Learning to Admit Optimally in an $M/M/k/k+N$ Queueing System with Unknown Service Rate
This work addresses admission control for queueing systems in applications like production and messaging, but it is incremental as it adapts existing self-tuning control methods to a specific model with unknown service rate.
The paper tackles the problem of admission control in an M/M/k/k+N queueing system with unknown service rate, aiming to maximize long-term average reward by observing only arrival times and system state. The proposed learning-based dispatch scheme asymptotically converges to the optimal policy, with finite-time regret guarantees that vary from constant to logarithmic depending on parameter regimes.
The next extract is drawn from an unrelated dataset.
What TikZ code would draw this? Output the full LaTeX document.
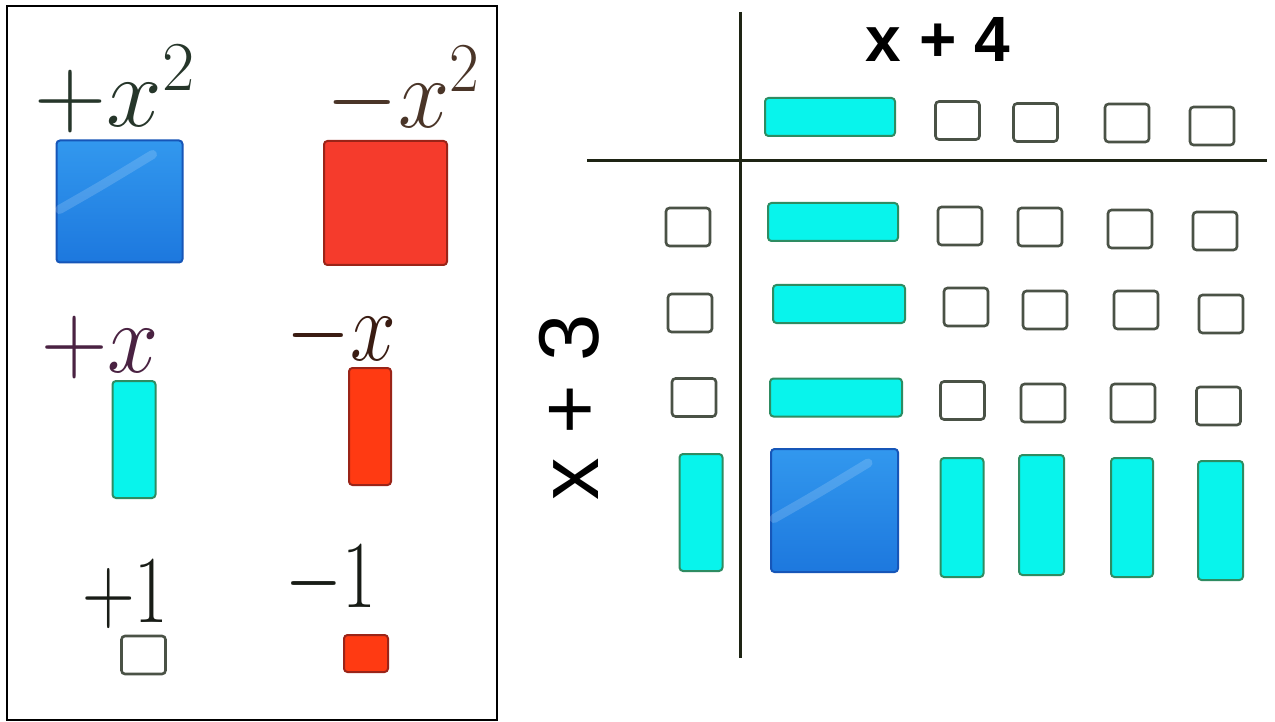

Motivated by applications of the Erlang-B blocking model and the extended $M/M/k/k+N$ model that allows for some queueing, beyond communication networks to sizing and pricing in production, messaging, and app-based parking systems, we study admission control for such systems with unknown service rate. In our model, a dispatcher either admits every arrival into the system (when there is room) or blocks it. Every served job yields a fixed reward but incurs a per unit time holding cost which includes the waiting time in the queue to get service if there is any. We aim to design a dispatching policy that maximizes the long-term average reward by observing arrival times and system state at arrivals, a realistic decision-event driven sampling of such systems. The dispatcher observes neither service times nor departure epochs, which excludes the use of reward-based reinforcement learning approaches. We develop our learning-based dispatch scheme as a parametric learning problem a'la self-tuning adaptive control. In our problem, certainty equivalent control switches between always admit if room (explore infinitely often), and never admit (terminate learning), so at judiciously chosen times we avoid the never admit recommendation. We prove that our proposed policy asymptotically converges to the optimal policy and present finite-time regret guarantees. The extreme contrast in the control policies shows up in our regret bounds for different parameter regimes: constant in one versus logarithmic in another.